Each topic is introduced by a lecture, and learning is re-enforced by practical exercises and discussions. Hand-out material in paper and/or electronic format will be provided.

Day by day programme

DAY 1: Risks, Volumes and Uncertainty 

Introduction participants and course instructor 

Introduction

An outline of the programme and the objective of the course.

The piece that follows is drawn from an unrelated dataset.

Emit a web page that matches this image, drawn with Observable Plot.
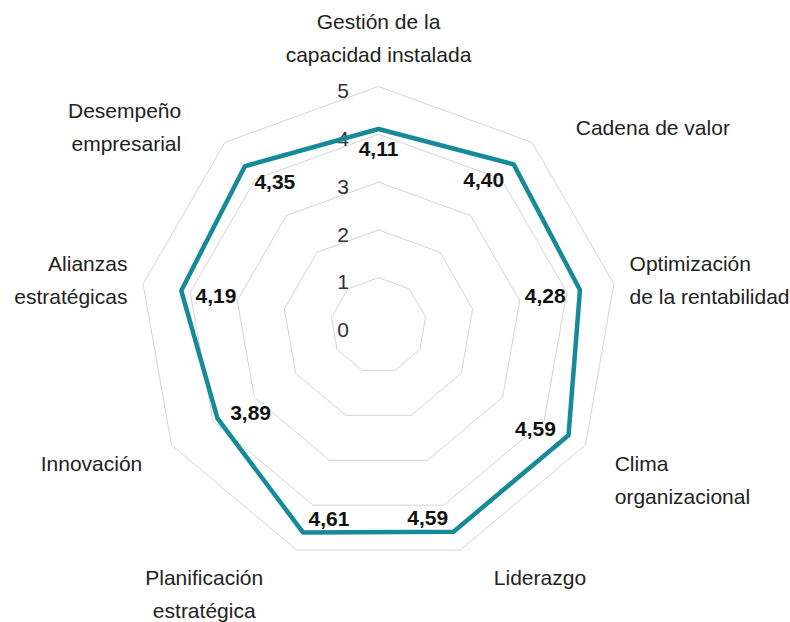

Introduction to Risk & Volume assessment: the main concepts and discussion of how the results of risk & volume assessments are used in the business

  • Exercise: are we good estimators

 

Risks, Volumes and Uncertainty

The difference between risk and uncertainty, basics of essential statistical concepts, the play elements and workflow to assess prospect risks, biases in estimating uncertainties, the results of probabilistic volume assessments and their representation in expectation curves and frequency plots, exercises to enhance understanding of introduced concepts

  • Exercise: making an expectation curve and a probability density function

 

Prospects and Plays

Demonstration of how understanding of the regional geology, petroleum systems and hydrocarbon plays is an essential element in the assessment of risks & volumes for individual prospects; exercise on the use of play maps as aid in risk assessment

  • Exercise: prospect ranking based on a play map

 

 

DAY 2: The Risk Elements: Traps and Reservoirs 

Summary of Day 1

            Re-cap of main learning points 

Traps

Risks and uncertainties associated with hydrocarbon traps, the difference between spill and leak points, how to deal with sealing faults and overpressures, what are the risks of stratigraphic traps, how to estimate realistic uncertainty ranges for hydrocarbon column length, exercises

  • Exercise: determining spill- and leak-points

 

Reservoirs

Risks and uncertainties associated with reservoir rocks, how to deal with layered reservoirs, waste zones and irregularly shaped reservoirs, facies and depth trends in reservoir characteristics, exercises

  • Exercise: determining uncertainty distribution for porosity

 

 

DAY 3: The Risk Elements: Seals and Charge 

Summary of Day 2

            Re-cap of main learning points 

Seals

Mechanisms of seal failure, how to deal with leaky seals and differential leakage of gas, overpressures and impact on seal risk and column length prediction, exercises to enhance understanding

  • Exercise: calculating shale gouge ratio

 

Charge

Impact of source rock types and timing issues for charge assessment, how to deal with mixed columns (oil and gas), formation volume factors (gas expansion and oil shrinkage), hydrocarbon saturations and recovery factors, the impact of long transition zones in tight reservoir rocks

  • Exercise: HC fill based on pressure information 

 

 

DAY 4: Risk and Volume assessment in practice 

Summary of Day 3

            Re-cap of main learning points 

Risk assessment

Practical exercise in small break-out groups on prospect risk assessment, group discussion on the impact of positive and/or negative geological indications for the presence or absence of play elements

Exercise and discussion: Determining the Chance Factors for a prospect 

Volume assessment

Practical back-of-the-envelope volume calculation exercise, how to quickly calculate low, medium and high volumes for a prospect, recapitulation of how to select appropriate distributions

  • Exercise: Calculating low mid and high prospect volumes - back-of-the-envelope 

 

 

DAY 5: Bringing it all together 

Summary of Day 4

            Re-cap of main learning points 

Volumes and portfolios

The impact of dependencies between prospects in a portfolio, risking and volume assessment of prospects with stacked reservoir-seal pairs, adding probabilistic prospect volumes statistically correct

Exercise: determining dependency between prospects 

Geophysical evidence

The impact on prospect POS (probability of success) of direct hydrocarbon indicators (DHIs) and/or positive (or negative) evidence form controlled source electromagnetics (CSEM) - consistent with Bayes' theorem

Exercise: Calculating an updated POS based on geophysical evidence 

Look-back studies

The only way to improve prospect predictions is by comparing our past predictions with actual well results. It will be shown how we can we best do this, and common industry trends will be discussed.